**Provided entries:**
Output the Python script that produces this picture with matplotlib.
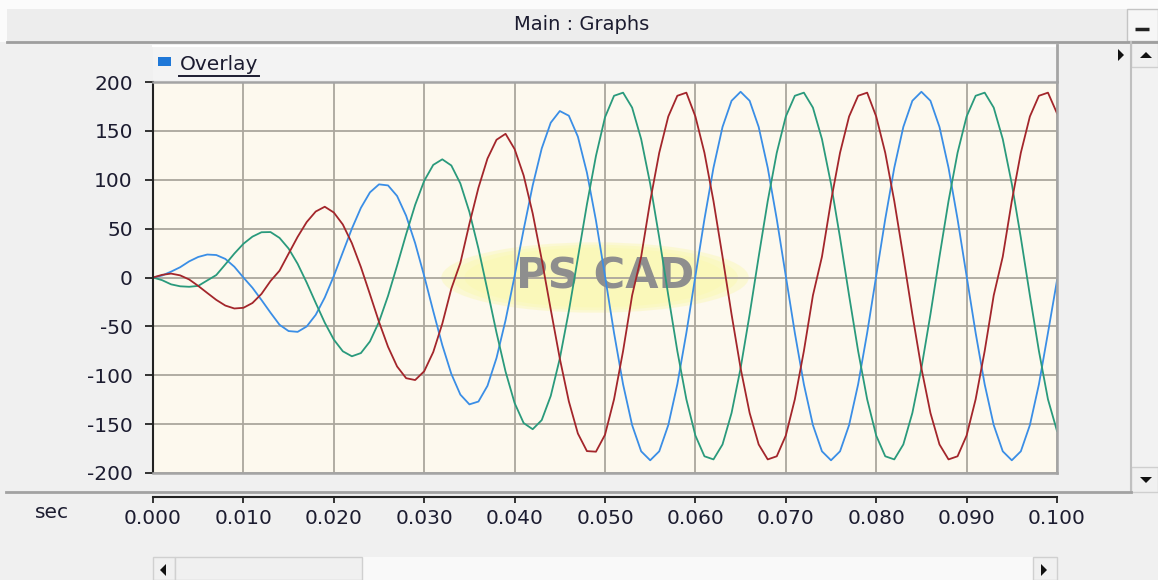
import numpy as np
import matplotlib
matplotlib.use('Agg')
import matplotlib.pyplot as plt
from matplotlib.patches import Rectangle, Ellipse, Polygon

plt.rcParams['axes.unicode_minus'] = False

# sample instants (s), one every 1 ms
t = np.arange(101) * 0.001

# phase voltages (kV)
blue = [0, 2, 6, 10.5, 16.5, 21, 23.5, 23, 19, 11,
        0, -10.5, -23, -36, -48.4, -54.8, -55.6, -50.1, -38.2, -20.5,
        1.5, 25.8, 50.0, 71.3, 87.1, 95.3, 94.2, 83.4, 63.2, 35.1,
        1.5, -34.4, -69.1, -98.6, -119.8, -129.8, -126.9, -110.8, -82.3, -43.7,
        1.5, 49.0, 94.1, 132.0, 158.4, 170.3, 165.5, 144.1, 107.3, 58.3,
        1.5, -56.7, -109.3, -151.0, -177.8, -187.0, -177.8, -151.0, -109.3, -56.7,
        1.5, 59.7, 112.3, 154.0, 180.8, 190.0, 180.8, 154.0, 112.3, 59.7,
        1.5, -56.7, -109.3, -151.0, -177.8, -187.0, -177.8, -151.0, -109.3, -56.7,
        1.5, 59.7, 112.3, 154.0, 180.8, 190.0, 180.8, 154.0, 112.3, 59.7,
        1.5, -56.7, -109.3, -151.0, -177.8, -187.0, -177.8, -151.0, -109.3, -56.7,
        -3]
green = [0, -2.7, -7, -9, -9.5, -8.6, -3, 2.5, 13.4, 24.5,
         34.5, 41.8, 46.3, 46.5, 40.5, 29.6, 14.0, -5.2, -26.0, -46.2,
         -63.5, -75.5, -80.6, -77.3, -65.4, -45.4, -18.8, 12.1, 44.2, 74.3,
         98.9, 115.2, 120.9, 114.6, 96.2, 67.1, 29.6, -13.1, -56.5, -96.3,
         -128.4, -148.9, -155.2, -145.9, -121.1, -82.9, -34.4, 20.0, 74.8, 124.4,
         163.9, 185.9, 189.1, 173.8, 141.6, 95.8, 40.7, -18.3, -75.2, -124.6,
         -161.7, -182.9, -186.1, -170.8, -138.6, -92.8, -37.7, 21.3, 78.2, 127.6,
         164.7, 185.9, 189.1, 173.8, 141.6, 95.8, 40.7, -18.3, -75.2, -124.6,
         -161.7, -182.9, -186.1, -170.8, -138.6, -92.8, -37.7, 21.3, 78.2, 127.6,
         164.7, 185.9, 189.1, 173.8, 141.6, 95.8, 40.7, -18.3, -75.2, -124.6,
         -157]
red = [0, 2.7, 4, 2.2, -2, -8.6, -15.8, -22.9, -28.7, -31.7,
       -31.0, -26.1, -16.8, -3.6, 7.0, 24.4, 41.6, 56.7, 67.5, 72.4,
       66.5, 54.2, 35.1, 10.6, -17.2, -45.4, -70.9, -91.0, -103.0, -104.9,
       -95.9, -76.3, -47.3, -11.5, 14.9, 54.9, 91.8, 121.7, 140.9, 147.0,
       131.4, 104.4, 65.6, 18.4, -32.8, -82.9, -126.7, -159.6, -177.6, -178.2,
       -160.9, -124.6, -75.2, -18.3, 21.3, 78.2, 127.6, 164.7, 185.9, 189.1,
       164.7, 127.6, 78.2, 21.3, -37.7, -92.8, -138.6, -170.8, -186.1, -182.9,
       -161.7, -124.6, -75.2, -18.3, 21.3, 78.2, 127.6, 164.7, 185.9, 189.1,
       164.7, 127.6, 78.2, 21.3, -37.7, -92.8, -138.6, -170.8, -186.1, -182.9,
       -161.7, -124.6, -75.2, -18.3, 21.3, 78.2, 127.6, 164.7, 185.9, 189.1,
       168]

xticks = [0.0, 0.01, 0.02, 0.03, 0.04, 0.05, 0.06, 0.07, 0.08, 0.09, 0.1]
xtick_labels = ['0.000', '0.010', '0.020', '0.030', '0.040', '0.050',
                '0.060', '0.070', '0.080', '0.090', '0.100']
yticks = [-200, -150, -100, -50, 0, 50, 100, 150, 200]

W, H = 1158, 580
TXT = '#1c1c30'
fig = plt.figure(figsize=(W / 100, H / 100), dpi=100)
fig.patch.set_facecolor('#f0f0f0')

# window chrome, drawn in pixel coordinates
bg = fig.add_axes([0, 0, 1, 1], zorder=0)
bg.set_xlim(0, W)
bg.set_ylim(H, 0)
bg.axis('off')


def box(x0, y0, x1, y1, fc, ec='none', lw=0):
    bg.add_patch(Rectangle((x0, y0), x1 - x0, y1 - y0, facecolor=fc,
                           edgecolor=ec, linewidth=lw))


box(0, 0, W, 9, '#fbfbfb')
box(0, 9, 7, 42, '#fbfbfb')
box(7, 9, W, 41, '#ededed')
bg.plot([7, W], [41.5, 41.5], color='#9e9e9e', lw=2)
bg.text(582, 25, 'Main : Graphs', ha='center', va='center', fontsize=14, color=TXT)
box(1127, 9, W, 41, '#f6f6f6', '#c4c4c4', 1)
bg.plot([1135, 1149], [28.5, 28.5], color='#222222', lw=2.5, solid_capstyle='butt')

# overlay header
box(153, 45, 1057, 80, '#f3f3f3')
bg.plot([153, 1057], [45.5, 45.5], color='#ffffff', lw=1.5)
bg.plot([1056.5, 1056.5], [45, 81], color='#a4a4a4', lw=2)
box(158, 57, 171, 66, '#1f78d8')
bg.text(180, 65, 'Overlay', va='center', ha='left', fontsize=14.5, color=TXT)
bg.plot([179, 259], [75.5, 75.5], color=TXT, lw=1.4)
bg.add_patch(Polygon([(1118, 49), (1118, 61), (1124, 55)], closed=True, fc='#111111'))

# vertical scrollbar
box(1131, 42, W, 492, '#f2f2f2')
bg.plot([1130.5, 1130.5], [42, 492], color='#c0c0c0', lw=1.5)
box(1131, 42, W, 67, '#f0f0f0', '#cfcfcf', 1)
box(1131, 467, W, 492, '#f0f0f0', '#cfcfcf', 1)
bg.add_patch(Polygon([(1140, 58), (1152, 58), (1146, 52)], closed=True, fc='#111111'))
bg.add_patch(Polygon([(1140, 477), (1152, 477), (1146, 483)], closed=True, fc='#111111'))

bg.plot([6, 1131], [492, 492], color='#a2a2a2', lw=2)
bg.text(52, 512, 'sec', ha='center', va='center', fontsize=14.5, color=TXT)

# horizontal scrollbar
box(153, 557, 1057, 580, '#f9f9f9')
box(153, 557, 175, 580, '#f0f0f0', '#d0d0d0', 1)
box(175, 557, 362, 580, '#f0f0f0', '#d0d0d0', 1)
box(1033, 557, 1057, 580, '#f0f0f0', '#d0d0d0', 1)
bg.add_patch(Polygon([(166, 564), (166, 576), (160, 570)], closed=True, fc='#111111'))
bg.add_patch(Polygon([(1041, 564), (1041, 576), (1047, 570)], closed=True, fc='#111111'))

# graph
ax = fig.add_axes([153 / W, (H - 473) / H, 904 / W, 391 / H], zorder=2)
ax.set_facecolor('#fdf9ee')
ax.set_xlim(0, 0.1)
ax.set_ylim(-200, 200)
ax.set_xticks(xticks)
ax.set_yticks(yticks)
ax.set_axisbelow(True)
ax.grid(True, color='#aba69d', lw=1.3)
ax.tick_params(axis='x', length=0, labelbottom=False)
ax.tick_params(axis='y', direction='out', length=5.5, width=1.3, color='#222222',
               labelsize=14.5, labelcolor=TXT, pad=9)
ax.spines['left'].set_color('#222222')
ax.spines['left'].set_linewidth(1.5)
for s in ['top', 'right', 'bottom']:
    ax.spines[s].set_color('#a4a4a4')
    ax.spines[s].set_linewidth(1.8)

# PSCAD watermark
for k, a in zip([1.0, 0.93, 0.85], [0.45, 0.5, 0.55]):
    ax.add_patch(Ellipse((0.489, 0.5), 0.34 * k, 0.18 * k, transform=ax.transAxes,
                         facecolor='#faf8b4', edgecolor='none', alpha=a, zorder=0.3))
ax.text(0.5, 0.503, 'PS CAD', transform=ax.transAxes, ha='center', va='center',
        fontsize=31, fontweight='bold', color='#8e8e8e', zorder=0.7)

ax.plot(t, blue, color='#3a8ee6', lw=1.3, zorder=2)
ax.plot(t, green, color='#2a9a7c', lw=1.3, zorder=2)
ax.plot(t, red, color='#a3262b', lw=1.3, zorder=2)

# separate time axis under the graph
axx = fig.add_axes([153 / W, (H - 497) / H, 904 / W, 0.0001], zorder=2)
axx.patch.set_visible(False)
axx.set_xlim(0, 0.1)
axx.set_xticks(xticks)
axx.set_xticklabels(xtick_labels)
axx.set_yticks([])
for s in ['top', 'left', 'right']:
    axx.spines[s].set_visible(False)
axx.spines['bottom'].set_color('#222222')
axx.spines['bottom'].set_linewidth(1.5)
axx.tick_params(axis='x', direction='out', length=4.5, width=1.3, color='#222222',
                labelsize=14.5, labelcolor=TXT, pad=4)

fig.savefig('out.png', dpi=100, facecolor=fig.get_facecolor())
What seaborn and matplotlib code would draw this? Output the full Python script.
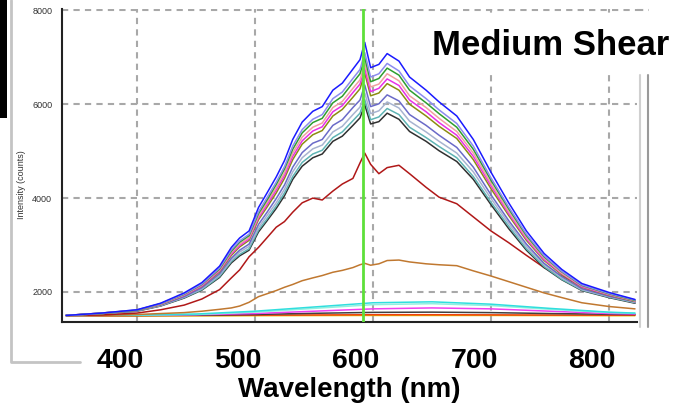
import matplotlib
matplotlib.use("Agg")
import numpy as np
import pandas as pd
import matplotlib.pyplot as plt
import seaborn as sns
from matplotlib.lines import Line2D
from matplotlib.patches import Rectangle
from matplotlib.transforms import ScaledTranslation

# ---------------- data ----------------
wl = [340, 370, 400, 420, 440, 455, 470, 480, 487, 495, 503, 510, 518, 525, 532, 540,
      549, 557, 566, 574, 583, 589, 593, 598, 605, 612, 622, 631, 645, 656, 671, 685,
      700, 715, 730, 745, 760, 777, 800, 822]

s_blue = [1500, 1550, 1620, 1760, 1980, 2200, 2550, 2950, 3150, 3300, 3800, 4100, 4450, 4800, 5250, 5620,
          5850, 5950, 6300, 6450, 6750, 6950, 7320, 6780, 6850, 7080, 6920, 6580, 6300, 6050, 5750, 5250,
          4550, 3900, 3300, 2820, 2480, 2180, 1990, 1840]
s_lavender = [1500, 1550, 1620, 1750, 1960, 2170, 2510, 2900, 3090, 3230, 3710, 4000, 4340, 4670, 5110, 5460,
              5680, 5780, 6120, 6260, 6550, 6740, 7100, 6580, 6650, 6870, 6710, 6390, 6120, 5880, 5590, 5110,
              4430, 3810, 3230, 2770, 2440, 2150, 1970, 1830]
s_green = [1500, 1550, 1610, 1750, 1950, 2160, 2490, 2870, 3060, 3200, 3670, 3950, 4290, 4620, 5040, 5390,
           5610, 5700, 6030, 6170, 6460, 6650, 6990, 6480, 6550, 6770, 6620, 6300, 6030, 5800, 5510, 5040,
           4380, 3770, 3200, 2750, 2430, 2140, 1960, 1820]
s_salmon = [1500, 1550, 1610, 1740, 1940, 2150, 2470, 2840, 3020, 3160, 3620, 3900, 4220, 4540, 4960, 5300,
            5510, 5600, 5930, 6060, 6340, 6520, 6870, 6370, 6430, 6650, 6500, 6180, 5930, 5700, 5420, 4960,
            4310, 3710, 3160, 2720, 2400, 2130, 1950, 1810]
s_magenta = [1500, 1550, 1610, 1740, 1930, 2130, 2450, 2810, 2990, 3130, 3580, 3850, 4170, 4480, 4890, 5220,
             5430, 5520, 5840, 5970, 6250, 6430, 6760, 6270, 6340, 6540, 6400, 6090, 5840, 5610, 5340, 4890,
             4260, 3670, 3130, 2690, 2390, 2110, 1940, 1810]
s_olive = [1500, 1540, 1610, 1730, 1930, 2120, 2430, 2780, 2960, 3100, 3540, 3800, 4110, 4420, 4820, 5150,
           5350, 5440, 5750, 5890, 6150, 6330, 6660, 6180, 6240, 6440, 6300, 6000, 5750, 5530, 5270, 4820,
           4200, 3630, 3100, 2670, 2370, 2100, 1930, 1800]
s_slate = [1500, 1540, 1600, 1720, 1900, 2090, 2390, 2720, 2890, 3020, 3440, 3690, 3990, 4280, 4660, 4970,
           5170, 5250, 5550, 5670, 5930, 6090, 6410, 5950, 6010, 6200, 6070, 5780, 5550, 5340, 5080, 4660,
           4070, 3520, 3020, 2610, 2330, 2070, 1910, 1790]
s_steel = [1500, 1540, 1600, 1710, 1890, 2070, 2360, 2680, 2850, 2970, 3370, 3620, 3900, 4190, 4560, 4860,
           5050, 5130, 5410, 5530, 5780, 5940, 6240, 5800, 5860, 6050, 5920, 5640, 5410, 5210, 4960, 4560,
           3990, 3460, 2970, 2580, 2300, 2050, 1900, 1780]
s_teal = [1500, 1540, 1600, 1710, 1880, 2050, 2330, 2650, 2800, 2920, 3320, 3550, 3830, 4110, 4460, 4760,
          4940, 5020, 5290, 5410, 5650, 5810, 6100, 5670, 5730, 5910, 5780, 5510, 5290, 5100, 4860, 4460,
          3910, 3400, 2920, 2540, 2270, 2040, 1890, 1770]
s_black = [1500, 1540, 1590, 1700, 1870, 2040, 2310, 2620, 2770, 2890, 3280, 3510, 3780, 4050, 4400, 4680,
           4860, 4940, 5210, 5320, 5550, 5710, 5990, 5580, 5630, 5810, 5680, 5420, 5210, 5010, 4780, 4400,
           3860, 3350, 2890, 2520, 2260, 2030, 1880, 1760]
s_red = [1500, 1510, 1550, 1620, 1720, 1850, 2050, 2300, 2470, 2750, 2950, 3150, 3380, 3500, 3700, 3900,
         4000, 3960, 4150, 4300, 4420, 4750, 4960, 4720, 4520, 4650, 4700, 4520, 4230, 4020, 3880, 3600,
         3300, 3050, 2780, 2520, 2340, 2120, 1900, 1770]
s_brown = [1500, 1500, 1520, 1540, 1560, 1590, 1630, 1660, 1700, 1780, 1900, 1960, 2030, 2100, 2160, 2240,
           2300, 2350, 2420, 2460, 2520, 2580, 2610, 2570, 2600, 2670, 2680, 2640, 2600, 2580, 2560, 2450,
           2340, 2220, 2100, 1980, 1880, 1770, 1690, 1640]

low_wl = [340, 400, 450, 500, 550, 600, 650, 700, 750, 800, 822]
s_cyan = [1500, 1510, 1530, 1590, 1680, 1770, 1790, 1740, 1650, 1570, 1550]
s_turq = [1500, 1505, 1520, 1570, 1650, 1730, 1750, 1710, 1630, 1560, 1545]
s_pink = [1500, 1505, 1515, 1540, 1590, 1640, 1660, 1640, 1590, 1540, 1530]
s_gray = [1500, 1500, 1505, 1520, 1545, 1565, 1570, 1560, 1540, 1525, 1520]
s_orange = [1495, 1495, 1500, 1505, 1510, 1515, 1515, 1512, 1508, 1505, 1505]
s_yellow = [1490, 1490, 1492, 1495, 1498, 1500, 1500, 1500, 1498, 1495, 1495]

x_ticks = [400, 500, 600, 700, 800]
y_ticks = [2000, 4000, 6000, 8000]
marker_wl = 591.5

# ---------------- build long table ----------------
series = [
    ("yellow", low_wl, s_yellow, "#e0c000"),
    ("orange", low_wl, s_orange, "#f04010"),
    ("gray", low_wl, s_gray, "#404040"),
    ("pink", low_wl, s_pink, "#f040f0"),
    ("turq", low_wl, s_turq, "#90f0e0"),
    ("cyan", low_wl, s_cyan, "#30dede"),
    ("brown", wl, s_brown, "#c07830"),
    ("red", wl, s_red, "#b01818"),
    ("black", wl, s_black, "#303030"),
    ("teal", wl, s_teal, "#5fb4b4"),
    ("steel", wl, s_steel, "#a8b4d0"),
    ("slate", wl, s_slate, "#6a6ac8"),
    ("olive", wl, s_olive, "#8c8c10"),
    ("magenta", wl, s_magenta, "#e830e8"),
    ("salmon", wl, s_salmon, "#f0a0a0"),
    ("green", wl, s_green, "#2e9e2e"),
    ("lavender", wl, s_lavender, "#8c8cf0"),
    ("blue", wl, s_blue, "#1a1aff"),
]
frames = [pd.DataFrame({"wl": x, "I": y, "s": name}) for name, x, y, _ in series]
df = pd.concat(frames, ignore_index=True)
palette = {name: c for name, _, _, c in series}
order = [name for name, _, _, _ in series]

# ---------------- figure ----------------
sns.set_style("white")
plt.rcParams["font.family"] = ["Liberation Sans", "DejaVu Sans"]
plt.rcParams["text.color"] = "black"
plt.rcParams["axes.labelcolor"] = "black"

W, H = 674, 415
fig = plt.figure(figsize=(W / 100, H / 100), dpi=100)
fx = lambda px: px / W
fy = lambda py: 1 - py / H

ax = fig.add_axes([fx(62), fy(322), fx(637) - fx(62), fy(9) - fy(322)])
ax.set_xlim(336.5, 823.7)
ax.set_ylim(1360, 8030)

# grid
for xv in x_ticks:
    ax.axvline(xv, color="#a8a8a8", lw=1.5, ls=(0, (3, 2.5)), zorder=0)
for yv in y_ticks:
    ax.axhline(yv, color="#a8a8a8", lw=1.5, ls=(0, (3, 2.5)), zorder=0)

sns.lineplot(data=df, x="wl", y="I", hue="s", hue_order=order, palette=palette,
             estimator=None, sort=False, legend=False, lw=1.1, ax=ax)

ax.axvline(marker_wl, color="#5ee03a", lw=2, zorder=5)

for side in ["top", "right"]:
    ax.spines[side].set_visible(False)
for side in ["left", "bottom"]:
    ax.spines[side].set_color("#222222")
    ax.spines[side].set_linewidth(1.5)

ax.set_yticks(y_ticks)
ax.set_yticklabels([str(v) for v in y_ticks], fontsize=6.5, color="#333333")
ax.tick_params(axis="y", direction="out", length=5, width=1.2, color="#333333", pad=2)
ax.set_xticks(x_ticks)
ax.set_xticklabels([str(v) for v in x_ticks], fontsize=20.5, fontweight="bold", color="black")
ax.tick_params(axis="x", direction="out", length=5, width=1.2, color="#555555", pad=14)
for lab in ax.get_xticklabels():
    lab.set_transform(lab.get_transform() + ScaledTranslation(-0.17, 0, fig.dpi_scale_trans))

ax.set_xlabel("Wavelength (nm)", fontsize=20, fontweight="bold", color="black", labelpad=2)
ax.set_ylabel("Intensity (counts)", fontsize=6.5, color="#333333")
ax.yaxis.set_label_coords((26 - 62) / 575, (322 - 185) / 313)

# screenshot decorations
fig.add_artist(Rectangle((0, fy(118)), fx(7), 118 / H, color="black", lw=0))
fig.add_artist(Line2D([fx(11), fx(11), fx(80)], [fy(0), fy(362), fy(362)], color="#c4c4c4", lw=2))
fig.add_artist(Line2D([fx(637), fx(649)], [fy(10), fy(10)], color="#a8a8a8", lw=1.5, ls=(0, (3, 2.5))))
fig.add_artist(Line2D([fx(640), fx(640)], [fy(75), fy(327)], color="#d0d0d0", lw=1.5))
fig.add_artist(Line2D([fx(648), fx(648)], [fy(75), fy(327)], color="#9a9a9a", lw=1.5))
fig.add_artist(Rectangle((fx(415), fy(72)), fx(674) - fx(415), (72 - 15) / H,
                         color="white", lw=0, zorder=10))
fig.text(fx(432), fy(55), "Medium Shear", fontsize=25, fontweight="bold", color="black",
         ha="left", va="baseline", zorder=11)

fig.savefig("out.png", dpi=100)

**What is asked:**
Restate the data word for word from its first line through the line with "from matplotlib.patches import Rectangle, Ellipse, Polygon", leaving out any picture along the way.

**Full answer:**
Output the Python script that produces this picture with matplotlib.
import numpy as np
import matplotlib
matplotlib.use('Agg')
import matplotlib.pyplot as plt
from matplotlib.patches import Rectangle, Ellipse, Polygon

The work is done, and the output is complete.